KKH-Allianz überführt 65 Apotheker APOTHEKE ADHOC, 23.02.2012 10:59 Uhr
Erst 2014 müssen die Krankenkassen ihre Bilanzen offen legen. Die einzigen Zahlen, die bereits jetzt regelmäßig gemeldet werden, sind die aufgedeckten Betrugsfälle. Die KKH-Allianz verzeichnete im vergangenen Jahr nach eigenen Angaben einen Gesamtschaden von rund einer Million Euro. In 65 Fällen wurden Apotheker überführt, die versucht hatten, die Kasse hinters Licht zu führen.
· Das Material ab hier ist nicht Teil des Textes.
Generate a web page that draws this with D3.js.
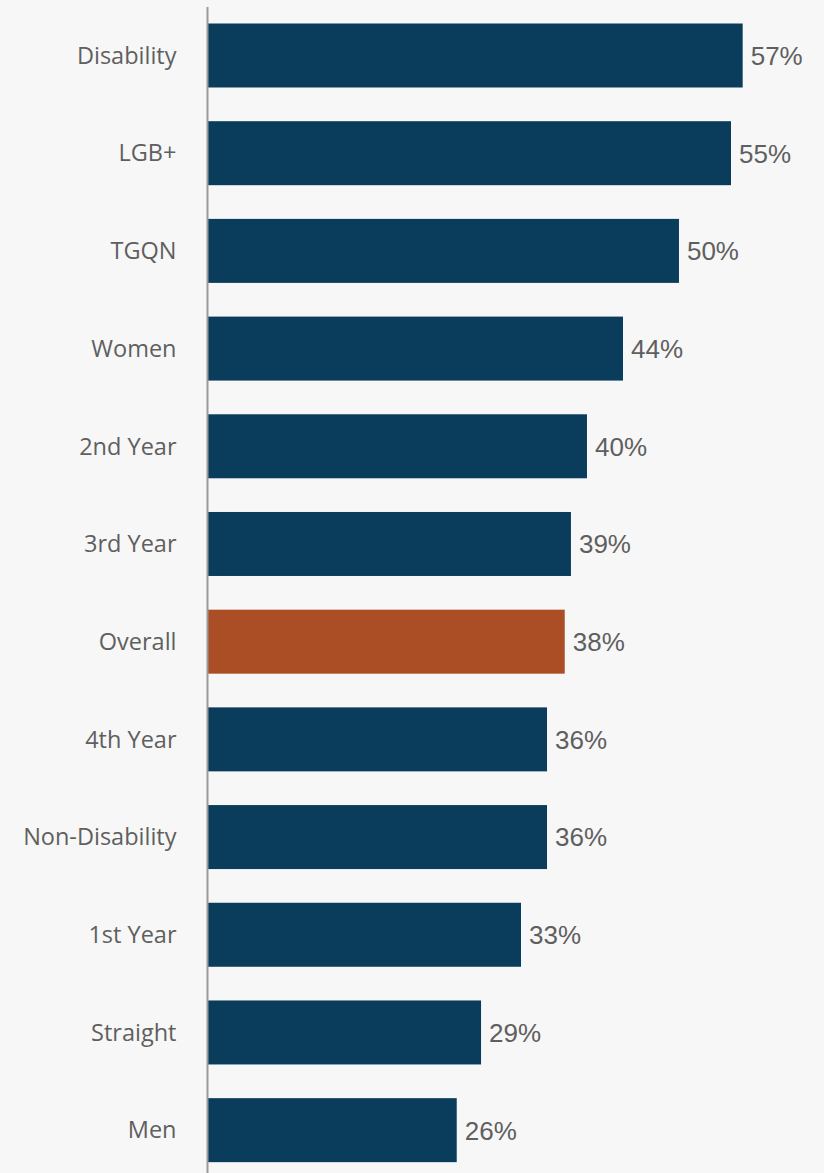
<!DOCTYPE html>
<html>
<head>
<meta charset="utf-8">
<script src="https://cdn.jsdelivr.net/npm/d3@7"></script>
<style>
  html, body { margin: 0; padding: 0; background: #f7f7f7; }
  svg { display: block; }
</style>
</head>
<body>
<svg id="chart" width="824" height="1173"></svg>
<script>
const categories = ["Disability", "LGB+", "TGQN", "Women", "2nd Year", "3rd Year", "Overall", "4th Year", "Non-Disability", "1st Year", "Straight", "Men"];
const values = [56.73, 55.49, 49.97, 44.03, 40.21, 38.51, 37.85, 35.97, 35.97, 33.21, 28.97, 26.39];
const highlight = ["Overall"];

const svg = d3.select("#chart");
const W = 824, H = 1173;
svg.append("rect").attr("width", W).attr("height", H).attr("fill", "#f7f7f7");

const x0 = 208;
const x = d3.scaleLinear().domain([0, 60]).range([x0, x0 + 565.5]);
const y = d3.scaleBand().domain(categories).range([-25.35, 1211.0]).paddingInner(0.345).paddingOuter(0.5);

const data = categories.map((c, i) => ({ c, v: values[i] }));

svg.append("g").selectAll("rect").data(data).join("rect")
  .attr("x", x(0))
  .attr("y", d => y(d.c))
  .attr("width", d => x(d.v) - x(0))
  .attr("height", y.bandwidth())
  .attr("fill", d => highlight.includes(d.c) ? "#ab4e26" : "#0a3c5c");

// axis line
const yAxis = d3.axisLeft(y).tickSize(0).tickPadding(31);
const ga = svg.append("g").attr("transform", `translate(${x0 - 0.5},0)`).call(yAxis);
ga.select(".domain").attr("d", `M0,7V${H}`).attr("stroke", "#9a9a9a").attr("stroke-width", 2);
ga.selectAll(".tick text")
  .attr("font-family", "'Open Sans', sans-serif")
  .attr("font-size", "23.5px")
  .attr("fill", "#5f5f5f")
  .attr("dy", "0.35em");

svg.append("g").selectAll("text").data(data).join("text")
  .attr("x", d => x(d.v) + 8)
  .attr("y", d => y(d.c) + y.bandwidth() / 2)
  .attr("dy", "0.36em")
  .attr("font-family", "'Liberation Sans', Arial, sans-serif")
  .attr("font-size", "26px")
  .attr("fill", "#5f5f5f")
  .text(d => Math.round(d.v) + "%");
</script>
</body>
</html>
Seit 2001 beschäftigt die KKH-Allianz ein neunköpfiges Ermittlerteam. In dieser Zeit hat die „Prüfgruppe Abrechnungsmanipulation“ rund 10.000 Fälle aufgedeckt – 589 allein im Jahr 2011. Während Krankengymnasten und Physiotherapeuten den Ermittlern am häufigsten ins Netz gehen – 2011 verzeichnete die KKH-Allianz 146 Fälle – rangieren Apotheker in der internen Statistik mit 65 Fällen auf Platz 2.
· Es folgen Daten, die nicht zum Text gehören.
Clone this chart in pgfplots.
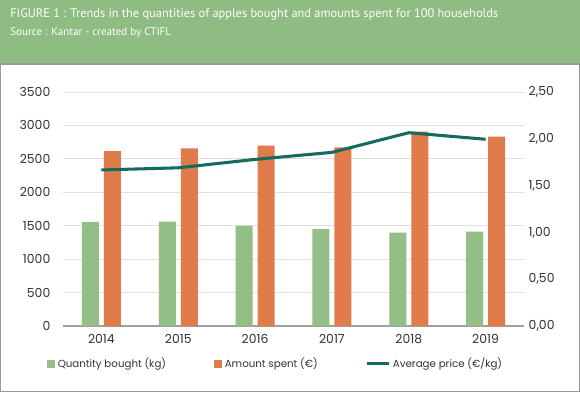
\documentclass[border=0pt]{standalone}
\usepackage{pgfplots}
\pgfplotsset{compat=1.18}
\usepackage{fontspec}
\setmainfont{Poppins}
\newfontfamily\titlefont{PT Sans}
\definecolor{hdrgreen}{HTML}{8FBC82}
\definecolor{bargreen}{HTML}{93BF86}
\definecolor{barorange}{HTML}{E07C4C}
\definecolor{lineteal}{HTML}{156B5E}
\definecolor{txtgray}{HTML}{333333}
\begin{document}
\begin{tikzpicture}
\useasboundingbox (0,0) rectangle (435pt,294pt);
\fill[hdrgreen] (0,246pt) rectangle (435pt,294pt);
\filldraw[fill=white, draw=gray!80, line width=1pt] (0.5pt,0.5pt) rectangle (434.5pt,246pt);
\node[anchor=west, inner sep=0pt, text=white, font=\titlefont\fontsize{9.3}{11}\selectfont] at (7.5pt,283.5pt) {FIGURE 1 : Trends in the quantities of apples bought and amounts spent for 100 households};
\node[anchor=west, inner sep=0pt, text=white, font=\titlefont\fontsize{8.3}{10}\selectfont] at (7.5pt,269.5pt) {Source : Kantar - created by CTIFL};
\begin{axis}[
  at={(47.25pt,49.5pt)}, anchor=south west,
  scale only axis, width=345.75pt, height=175.5pt,
  xmin=-0.5, xmax=5.5, ymin=0, ymax=3500,
  ytick={0,500,...,3500},
  xtick={0,1,2,3,4,5},
  xticklabels={2014,2015,2016,2017,2018,2019},
  axis x line*=bottom, axis y line*=left,
  y axis line style={draw=none},
  x axis line style={draw=gray!75, line width=1pt, -},
  major tick length=0pt,
  ymajorgrids, grid style={draw=gray!25, line width=0.6pt},
  ybar=3.75pt, bar width=12.75pt,
  /pgf/number format/assume math mode=true,
  /pgf/number format/1000 sep={},
  tick label style={font=\fontsize{9.3}{11}\selectfont, text=txtgray},
  yticklabel style={anchor=east, xshift=-6pt},
  xticklabel style={yshift=-2.5pt},
  clip=false,
]
\addplot[fill=bargreen, draw=none] coordinates {(0,1556) (1,1560) (2,1496) (3,1451) (4,1396) (5,1411)};
\addplot[fill=barorange, draw=none] coordinates {(0,2617) (1,2658) (2,2697) (3,2673) (4,2906) (5,2832)};
\end{axis}
\begin{axis}[
  at={(47.25pt,49.5pt)}, anchor=south west,
  scale only axis, width=345.75pt, height=175.5pt,
  xmin=-0.5, xmax=5.5, ymin=0, ymax=2.5,
  ytick={0,0.5,...,2.5},
  axis x line=none, axis y line*=right,
  y axis line style={draw=none},
  major tick length=0pt,
  /pgf/number format/assume math mode=true,
  /pgf/number format/.cd, fixed, fixed zerofill, precision=2, use comma,
  /pgfplots/.cd,
  tick label style={font=\fontsize{9.3}{11}\selectfont, text=txtgray},
  clip=false,
  legend style={at={(-0.035,-0.162)}, anchor=west, draw=none, fill=none,
    font=\fontsize{7.7}{9}\selectfont, text=txtgray, inner sep=0pt,
    legend columns=3,
    /tikz/every even column/.append style={column sep=34pt}},
  legend cell align=left,
]
\addlegendimage{area legend, fill=bargreen, draw=none, legend image code/.code={\fill[bargreen] (0pt,-3pt) rectangle (6pt,3pt);}}
\addlegendentry{Quantity bought (kg)}
\addlegendimage{area legend, fill=barorange, draw=none, legend image code/.code={\fill[barorange] (0pt,-3pt) rectangle (6pt,3pt);}}
\addlegendentry{Amount spent (€)}
\addplot[lineteal, line width=2.3pt, mark=none, legend image code/.code={\draw[lineteal, line width=2.3pt] (0pt,0pt) -- (16pt,0pt);}] coordinates {(0,1.667) (1,1.69) (2,1.78) (3,1.855) (4,2.065) (5,1.995)};
\addlegendentry{Average price (€/kg)}
\end{axis}
\end{tikzpicture}
\end{document}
Das gilt auch für die Schadenssumme: Auf 175.000 Euro beziffert die Kasse die aufgedeckten falschen Arzneimittelabrechnungen. Nur bei stationären Krankenhausbehandlungen wurde die KKH-Allianz um mehr Geld gebracht: Hier lag die Summe der offenen Forderungen bei 225.000 Euro.
Die Kasse kommt in Deutschland auf einen Marktanteil von rund 3 Prozent. Rechnet man die Schadenssumme hoch, ergibt sich für alle Kassen ein Schätzwert von rund sechs Millionen Euro.
Dem Einfallsreichtum der Betrüger sind kaum Grenzen gesetzt. So rechnete beispielsweise ein Apotheker in Berlin im großen Umfang Verordnungen von HIV-Präparaten ab, obwohl er diese Präparate nie abgegeben hatte. Der Gesamtschaden für alle Kassen wird in diesem Fall auf elf Millionen Euro geschätzt. Der Apotheker wurde zu einer Gefängnisstrafe von sechs Jahren und neun Monaten verurteilt.
„Wenn wir mehr Ermittler beschäftigen würden, könnten wir auch mehr Fälle aufdecken“, erklärt ein Sprecher der KKH Allianz. Beobachter gehen von einer hohen Dunkelziffer aus: Basierend auf Analysen des European Healthcare Fraud and Corruption Networks (EHFCN) schätzt Transparency International den jährlichen Schaden durch Betrug und Korruption im deutschen Gesundheitswesen auf 13,5 Milliarden Euro. Allerdings sind darin nicht nur klassische Betrugsfälle enthalten, sondern auch Fälle von Korruption, die sich für Krankenkassen nur schwer beziffern lassen.
„Die Zahlen der KKH-Allianz sind nur die Spitze des Eisberges“, sagt Dr. Anke Martiny von Transparency. „Neben den klassischen Betrugsdelikten führt immer wieder die unzulässige Zusammenarbeit zwischen Leistungserbringern dazu, dass im Gesundheitssystem ein hoher volkswirtschaftlicher Schaden entsteht. Hier stehen bei der Verfolgung auch die Organisationen der ärztlichen und pharmazeutischen Selbstverwaltung in der Pflicht“, mahnt Martiny.